Actually loop is a slow device, and recently I used kernel aio and blk-mq
to speedup it a lot.

>
> Anyway, at some point today I figured I should take a different approach
> and not try to minimise the problems that coroutines introduce, but
> rather make the most use of them when we have them. After all, the
> raw-posix driver is still very callback-oriented and does things that
> aren't really necessary with coroutines (such as AIOCB allocation).
>
> The qemu-img bench time I ended up with looked quite nice. Maybe you
> want to take a look if you can reproduce these results, both with
> qemu-img bench and your real benchmark.
>
>
> $ for i in $(seq 1 5); do time ./qemu-img bench -t none -n -c 2000000 /dev/loop0; done
> Sending 2000000 requests, 4096 bytes each, 64 in parallel
>
>         bypass (base) | bypass (patch) | coro (base) | coro (patch)
> ----------------------+----------------+-------------+---------------
> run 1   0m5.966s      | 0m5.687s       |  0m6.224s   | 0m5.362s
> run 2   0m5.826s      | 0m5.831s       |  0m5.994s   | 0m5.541s
> run 3   0m6.145s      | 0m5.495s       |  0m6.253s   | 0m5.408s
> run 4   0m5.683s      | 0m5.527s       |  0m6.045s   | 0m5.293s
> run 5   0m5.904s      | 0m5.607s       |  0m6.238s   | 0m5.207s

I suggest to run the test a bit long.

>
> You can find my working tree at:
>
>     git://repo.or.cz/qemu/kevin.git perf-bypass

I just tried your work tree, and looks qemu-img can work well
with your linux-aio coro patches, but unfortunately there is
little improvement observed in my server, basically the result is
same without bypass; in my laptop, the improvement can be
observed but it is still at least 5% less than bypass.
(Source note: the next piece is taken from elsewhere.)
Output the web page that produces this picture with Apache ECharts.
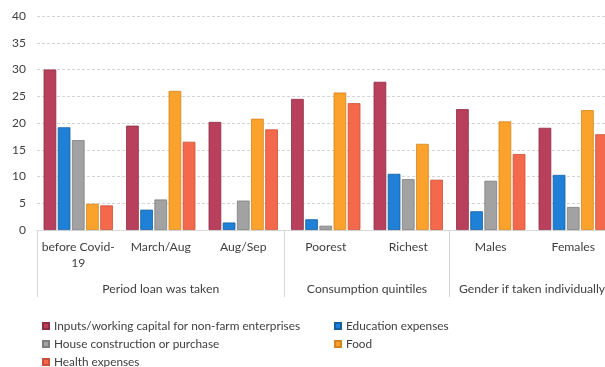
<!DOCTYPE html>
<html>
<head>
<meta charset="utf-8">
<script src="https://cdn.jsdelivr.net/npm/echarts@6/dist/echarts.min.js"></script>
<style>
  html, body { margin: 0; padding: 0; background: #fff; overflow: hidden; }
  #chart { width: 625px; height: 385px; }
</style>
</head>
<body>
<div id="chart"></div>
<script>
// Loan purpose shares (%) by period, consumption quintile and gender
const categories = ['before Covid-\n19', 'March/Aug', 'Aug/Sep', 'Poorest', 'Richest', 'Males', 'Females'];
const groupNames = ['Period loan was taken', 'Consumption quintiles', 'Gender if taken individually'];
const groupSpans = [3, 2, 2];

const seriesNames = [
  'Inputs/working capital for non-farm enterprises',
  'Education expenses',
  'House construction or purchase',
  'Food',
  'Health expenses'
];
const inputsCapital = [30.0, 19.5, 20.2, 24.5, 27.7, 22.6, 19.1];
const education     = [19.2, 3.8, 1.4, 2.0, 10.5, 3.5, 10.3];
const house         = [16.8, 5.7, 5.5, 0.8, 9.5, 9.2, 4.3];
const food          = [4.9, 26.0, 20.8, 25.7, 16.1, 20.3, 22.4];
const health        = [4.6, 16.5, 18.8, 23.7, 9.4, 14.2, 17.9];
const yTicks = [0, 5, 10, 15, 20, 25, 30, 35, 40];

const colors  = ['#b9405c', '#1f80d8', '#a2a2a2', '#fba22c', '#f4684b'];
const borders = ['#8f2c44', '#17609f', '#7d7d7d', '#d3861f', '#c9513a'];
const values  = [inputsCapital, education, house, food, health];

// group boundaries and centres on a 0..N value scale aligned with the categories
const bounds = [0];
groupSpans.forEach(s => bounds.push(bounds[bounds.length - 1] + s));
const centres = groupSpans.map((s, i) => bounds[i] + s / 2);

const font = 'Lato, "Open Sans", sans-serif';
const txt = '#404040';

const legendBase = {
  top: 315, orient: 'vertical', itemGap: 6, height: 70,
  itemWidth: 6, itemHeight: 6, icon: 'rect',
  textStyle: { fontFamily: font, fontSize: 11.8, color: txt }
};

const chart = echarts.init(document.getElementById('chart'));
chart.setOption({
  animation: false,
  color: colors,
  grid: { left: 37, right: 10.5, top: 16, bottom: 155 },
  legend: [
    Object.assign({ left: 37, data: [seriesNames[0], seriesNames[2], seriesNames[4]] }, legendBase),
    Object.assign({ left: 329, data: [seriesNames[1], seriesNames[3]] }, legendBase)
  ],
  xAxis: [
    {
      type: 'category',
      data: categories,
      axisLine: { show: true, lineStyle: { color: '#d9d9d9' } },
      axisTick: { show: false },
      axisLabel: { margin: 9, fontFamily: font, fontSize: 12.2, color: txt, lineHeight: 16, interval: 0 }
    },
    {
      type: 'value',
      min: 0, max: bounds[bounds.length - 1],
      position: 'bottom',
      offset: 67,
      splitLine: { show: false },
      axisLine: { show: false },
      axisTick: {
        show: true, inside: true, length: 67,
        customValues: bounds,
        lineStyle: { color: '#d6d6d6' }
      },
      axisLabel: {
        inside: true, margin: 2,
        customValues: centres,
        formatter: v => groupNames[centres.indexOf(v)],
        fontFamily: font, fontSize: 12.2, color: txt
      }
    }
  ],
  yAxis: {
    type: 'value',
    min: yTicks[0], max: yTicks[yTicks.length - 1], interval: 5,
    axisLine: { show: false },
    axisTick: { show: false },
    axisLabel: { margin: 11, fontFamily: font, fontSize: 12, color: txt },
    splitLine: { show: true, lineStyle: { color: '#d4d4d4', type: [3, 2] } }
  },
  series: seriesNames.map((name, i) => ({
    name,
    type: 'bar',
    xAxisIndex: 0,
    data: values[i],
    barGap: '12%',
    barCategoryGap: '16%',
    itemStyle: { color: colors[i], borderColor: borders[i], borderWidth: 0.8 }
  }))
});
</script>
</body>
</html>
Let's see the result in my server:

ming@:~/git/qemu$ sudo ./qemu-img bench -f raw -t off -n -c 6400000 /dev/nullb5
Sending 6400000 requests, 4096 bytes each, 64 in parallel
    read time: 38351ms, 166.000000K IOPS
ming@:~/git/qemu$
ming@:~/git/qemu$ sudo ./qemu-img bench -f raw -t off -n -c 6400000 -b
/dev/nullb5
Sending 6400000 requests, 4096 bytes each, 64 in parallel
    read time: 35241ms, 181.000000K IOPS

Also there are some problems with your patches which can't boot a
VM in my environment:

- __thread patch: looks there is no '__thread' used, and the patch
basically makes bypass not workable.

- bdrv_co_writev callback isn't set for raw-posix, looks my rootfs need to
write during booting

- another problem, I am investigating: laio isn't accessable
in qemu_laio_process_completion() sometimes

Actually I do care about performance boost with multi queue, since
multi-queue can improve performance a lots against QEMU 2.0,
once I fixed these problems, I will run VM to test mq performance
with linu-aio coroutine. Or could you give suggestions about these problem?

> Please note that I added an even worse and even wronger hack to keep the
> bypass working so I can compare it (raw-posix exposes now both bdrv_aio*
> and bdrv_co_*, and enabling the bypass also switches). Also, once the
> AIO code that I kept for the bypass mode is gone, we can make the
> coroutine path even nicer.

This approach looks nice since it saves the intermediate callback.

Basically current bypass approach is to bypass coroutine in block, but
linux-aio takes a new coroutine, which are two different path. And
linux-aio's coroutine still can be bypassed easily too , :-)

Thanks,